Communicating Effectively With Parents

Two parents checking their emails on their living room couch

Tell me if this sounds familiar. You’ve sent six parent emails, three parent text blasts, and four handouts home to parents, and yet the day of the event, you have Jimmy’s mom calling you to ask where the event is and how much it costs and why you aren’t providing transportation from the church to the event location.

Been there?

Last week?

Me, too.

 

Communicating with parents can be stressful.

It can be difficult, tedious, and honestly pretty defeating. Shouting into the void is an extraordinarily frustrating task—especially when the void occasionally shouts back in an accusatory manner. But the gospel always points us in the right direction when we’re willing to wear it over our eyes like a pair of shades, so let’s dig in and see where how the Good News can become good news for us when it comes to communicating effectively with parents.

See the Holy Spirit understands what it is to speak consistently to the void. I know that because the Holy Spirit speaks into my deaf spirit all the time. In fact, in a recent conversation with God where I found myself complaining about life’s circumstances, the Holy Spirit very quietly pointed out that God has been trying to get my attention for a long time, and I’ve ignored Him because the “information” He was passing on to me didn’t feel pressing at the time. Only now, in the midst of a nightmarishly turbulent season of life, are the ears of my heart open to listen to what God has to say.

God is patiently persistent in His communication with us.

And if that were the only thing the gospel had for us on the topic, that’d be enough. We ought to be patiently persistent with parents in our communication with them because God is patiently persistent in His communication with us. But when we take this just another step further, it gets better. Because what the Holy Spirit also pointed out to me the other day as I tried to complain about life’s burdens is that His method for, more assertively, getting my attention, wasn’t for His benefit or to satisfy His wrath. After all, He doesn’t need to satisfy His wrath toward me. It’s already been satisfied on the cross.

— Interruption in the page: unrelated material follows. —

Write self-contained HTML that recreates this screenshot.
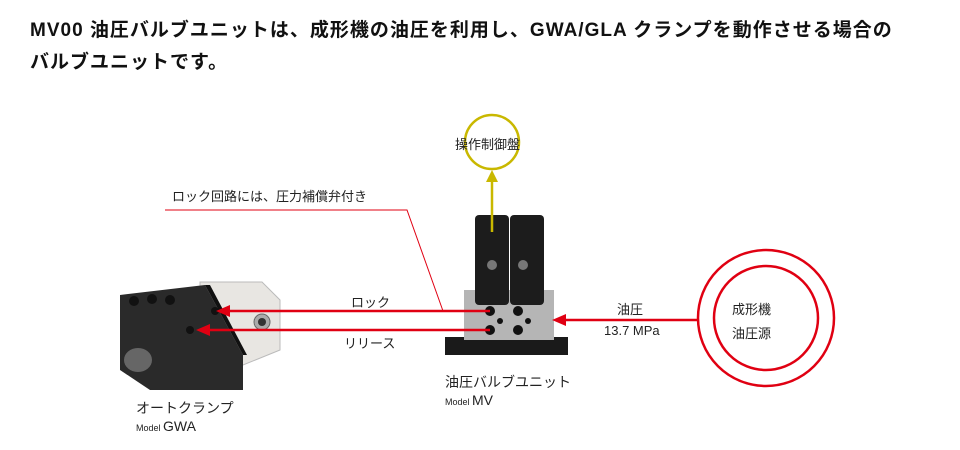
<!DOCTYPE html>
<html><head><meta charset="utf-8"><style>
body{margin:0;width:960px;height:450px;background:#fff;overflow:hidden;font-family:"Liberation Sans","Noto Sans CJK JP",sans-serif;}
.t{position:absolute;left:30px;font-weight:bold;font-size:19px;letter-spacing:1px;color:#111;white-space:nowrap;}
.l{position:absolute;font-size:13px;color:#222;white-space:nowrap;}
</style></head><body>
<div class="t" style="top:15px">MV00 油圧バルブユニットは、成形機の油圧を利用し、GWA/GLA クランプを動作させる場合の</div>
<div class="t" style="top:47px">バルブユニットです。</div>
<svg width="960" height="450" style="position:absolute;left:0;top:0">
<!-- clamp -->
<polygon points="200,282 262,282 280,300 280,350 243,365 200,300" fill="#e8e6e2" stroke="#bbb"/>
<polygon points="120,295 205,285 243,355 243,390 150,390 120,370" fill="#2a2a2a"/>
<polygon points="205,285 243,355 247,355 210,285" fill="#111"/>
<circle cx="262" cy="322" r="8" fill="#aaa" stroke="#666"/>
<circle cx="262" cy="322" r="4" fill="#333"/>
<ellipse cx="138" cy="360" rx="14" ry="12" fill="#666"/>
<circle cx="134" cy="301" r="5" fill="#111"/><circle cx="152" cy="299" r="5" fill="#111"/><circle cx="170" cy="300" r="5" fill="#111"/>
<circle cx="215" cy="311" r="4" fill="#111"/><circle cx="190" cy="330" r="4" fill="#111"/>
<!-- valve -->
<rect x="445" y="337" width="123" height="18" fill="#1a1a1a"/>
<rect x="464" y="290" width="90" height="50" fill="#b5b5b5"/>
<rect x="475" y="215" width="34" height="90" rx="4" fill="#1c1c1c"/>
<rect x="510" y="215" width="34" height="90" rx="4" fill="#1c1c1c"/>
<circle cx="492" cy="265" r="5" fill="#777"/><circle cx="523" cy="265" r="5" fill="#777"/>
<circle cx="490" cy="311" r="5" fill="#111"/><circle cx="518" cy="311" r="5" fill="#111"/>
<circle cx="490" cy="330" r="5" fill="#111"/><circle cx="518" cy="330" r="5" fill="#111"/>
<circle cx="500" cy="321" r="3" fill="#111"/><circle cx="528" cy="321" r="3" fill="#111"/>
<!-- lines -->
<polyline points="165,210 407,210 443,311" fill="none" stroke="#e00012" stroke-width="1"/>
<g stroke="#e00012" stroke-width="2.5" fill="#e00012">
<line x1="490" y1="311" x2="226" y2="311"/><polygon points="216,311 230,305 230,317" stroke="none"/>
<line x1="490" y1="330" x2="206" y2="330"/><polygon points="196,330 210,324 210,336" stroke="none"/>
<line x1="697" y1="320" x2="562" y2="320"/><polygon points="552,320 566,314 566,326" stroke="none"/>
</g>
<circle cx="766" cy="318" r="68" fill="none" stroke="#e00012" stroke-width="2.5"/>
<circle cx="766" cy="318" r="52" fill="none" stroke="#e00012" stroke-width="2.5"/>
<g stroke="#c9b800" stroke-width="2.5" fill="#c9b800">
<circle cx="492" cy="142" r="27" fill="none"/>
<line x1="492" y1="232" x2="492" y2="180"/><polygon points="492,170 486,182 498,182" stroke="none"/>
</g>
</svg>
<div class="l" style="left:455px;top:134px">操作制御盤</div>
<div class="l" style="left:172px;top:186px">ロック回路には、圧力補償弁付き</div>
<div class="l" style="left:351px;top:292px">ロック</div>
<div class="l" style="left:344px;top:333px">リリース</div>
<div class="l" style="left:617px;top:299px">油圧</div>
<div class="l" style="left:604px;top:323px">13.7 MPa</div>
<div class="l" style="left:732px;top:299px">成形機</div>
<div class="l" style="left:732px;top:323px">油圧源</div>
<div class="l" style="left:445px;top:372px;font-size:14px">油圧バルブユニット</div>
<div class="l" style="left:445px;top:392px;font-size:14px"><span style="font-size:9px">Model </span>MV</div>
<div class="l" style="left:136px;top:398px;font-size:14px">オートクランプ</div>
<div class="l" style="left:136px;top:418px;font-size:14px"><span style="font-size:9px">Model </span>GWA</div>
</body></html>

His method for getting my attention was for my benefit. I’m better off because of the difficulties of life lately. Stronger. Filled with more grace. A better leader.

When God assertively gets our attention, it’s for our benefit, not His.

 

And that’s something some of us need to hear when it comes to communicating with parents. It makes sense that you get frustrated. I appreciate that you’re sometimes accused of poor communication when really they just aren’t paying attention. But the way you respond in those moments matters because you are to be a reflection of God’s treatment of us in the gospel, and God’s way of assertively getting our attention is for our benefit, not His.

So if you need to call mom and dad to ask them to read an email once in a while, that’s totally fine. Do so from a place of grace, and assume the best about their intentions, because your communication is for their benefit, not yours.

Is this the end-all-be-all of communicating effectively with parents? No. But you’re probably doing all of the X’s and O’s of this already, anyway. Text, email, handouts, social media. The tools haven’t changed that much over the past half decade. What really needs to change in this area is your heart. Your heart needs to be more aligned with the gospel of Jesus Christ, and when it is, you’ll find that you naturally communicate more effectively with parents.